"""
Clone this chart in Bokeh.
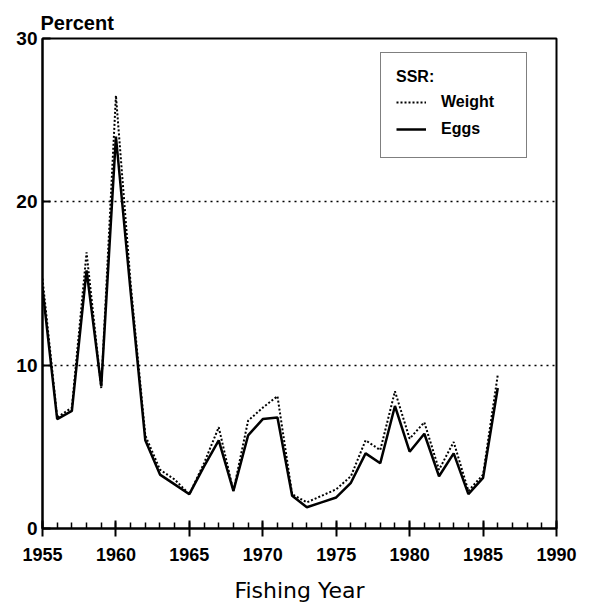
from bokeh.plotting import figure
from bokeh.models import (SingleIntervalTicker, FixedTicker, Legend, LegendItem, Range1d)
from bokeh.embed import file_html
from bokeh.resources import INLINE

# Fishing years and spawning stock ratio (percent)
years = list(range(1955, 1987))
eggs = [14.7, 6.7, 7.2, 15.8, 8.7, 24.0, 14.5, 5.4, 3.3, 2.7, 2.1, 3.8, 5.4, 2.3, 5.7, 6.7,
        6.8, 2.0, 1.3, 1.6, 1.9, 2.8, 4.6, 4.0, 7.5, 4.7, 5.8, 3.2, 4.6, 2.1, 3.1, 8.6]
weight = [15.3, 6.8, 7.4, 16.9, 8.6, 26.5, 15.0, 5.7, 3.6, 3.0, 2.1, 4.0, 6.2, 2.3, 6.6, 7.4,
          8.1, 2.1, 1.6, 2.0, 2.4, 3.2, 5.4, 4.8, 8.4, 5.5, 6.5, 3.6, 5.3, 2.3, 3.3, 9.4]
y_ticks = [0, 10, 20, 30]

FONT = "Liberation Sans"
INK = "black"

p = figure(width=593, height=606, output_backend="svg", toolbar_location=None,
           x_range=Range1d(1955, 1990), y_range=Range1d(0, 30),
           min_border_left=42, min_border_right=37, min_border_top=38, min_border_bottom=78)

p.background_fill_color = "white"
p.border_fill_color = "white"
p.outline_line_color = INK
p.outline_line_width = 2

# title used as the y-axis caption
p.title.text = "Percent"
p.title.align = "left"
p.title.offset = -2
p.title.text_font = FONT
p.title.text_font_size = "20px"
p.title.text_font_style = "bold"
p.title.text_color = INK
p.title.standoff = 9

# axes
xa = p.xaxis[0]
xa.ticker = SingleIntervalTicker(interval=5, num_minor_ticks=5)
xa.major_tick_in = 8
xa.major_tick_out = 8
xa.minor_tick_in = 6
xa.minor_tick_out = 0
xa.axis_line_width = 2
xa.axis_line_color = INK
xa.major_tick_line_color = INK
xa.minor_tick_line_color = INK
xa.major_tick_line_width = 2
xa.minor_tick_line_width = 1.5
xa.major_label_text_font = FONT
xa.major_label_text_font_style = "bold"
xa.major_label_text_font_size = "18px"
xa.major_label_text_color = INK
xa.major_label_standoff = 11
xa.axis_label = "Fishing Year"
xa.axis_label_text_font = "DejaVu Sans"
xa.axis_label_text_font_style = "normal"
xa.axis_label_text_font_size = "22px"
xa.axis_label_text_color = INK
xa.axis_label_standoff = 14

ya = p.yaxis[0]
ya.ticker = FixedTicker(ticks=y_ticks)
ya.major_tick_in = 8
ya.major_tick_out = 0
ya.minor_tick_in = 0
ya.minor_tick_out = 0
ya.axis_line_width = 2
ya.axis_line_color = INK
ya.major_tick_line_color = INK
ya.major_tick_line_width = 2
ya.major_label_text_font = FONT
ya.major_label_text_font_style = "bold"
ya.major_label_text_font_size = "19px"
ya.major_label_text_color = INK
ya.major_label_standoff = 5

p.xgrid.grid_line_color = None
p.ygrid.ticker = FixedTicker(ticks=[10, 20])
p.ygrid.grid_line_color = INK
p.ygrid.grid_line_width = 1.5
p.ygrid.grid_line_dash = "2 4"

r_w = p.line(years, weight, line_color=INK, line_width=2, line_dash="2 2")
r_e = p.line(years, eggs, line_color=INK, line_width=2.5)

legend = Legend(items=[LegendItem(label="Weight", renderers=[r_w]),
                       LegendItem(label="Eggs", renderers=[r_e])],
                location=(338, 370), title="SSR:")
legend.title_text_font = FONT
legend.title_text_font_style = "bold"
legend.title_text_font_size = "16px"
legend.title_text_color = INK
legend.title_standoff = 3
legend.label_text_font = FONT
legend.label_text_font_style = "bold"
legend.label_text_font_size = "16px"
legend.label_text_color = INK
legend.glyph_width = 30
legend.glyph_height = 26
legend.label_height = 26
legend.label_width = 70
legend.label_standoff = 15
legend.padding = 15
legend.spacing = 1
legend.margin = 0
legend.border_line_color = INK
legend.border_line_width = 1.5
legend.background_fill_alpha = 1
p.add_layout(legend)

open("out.html", "w").write(file_html(p, INLINE))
"""
**What you have to do**
Only lines belong in the copy: transcribe those from the start of the data through the line that contains "from bokeh.resources import INLINE", and skip the pictures.

**Task result**
Clone this chart in Bokeh.
from bokeh.plotting import figure
from bokeh.models import (SingleIntervalTicker, FixedTicker, Legend, LegendItem, Range1d)
from bokeh.embed import file_html
from bokeh.resources import INLINE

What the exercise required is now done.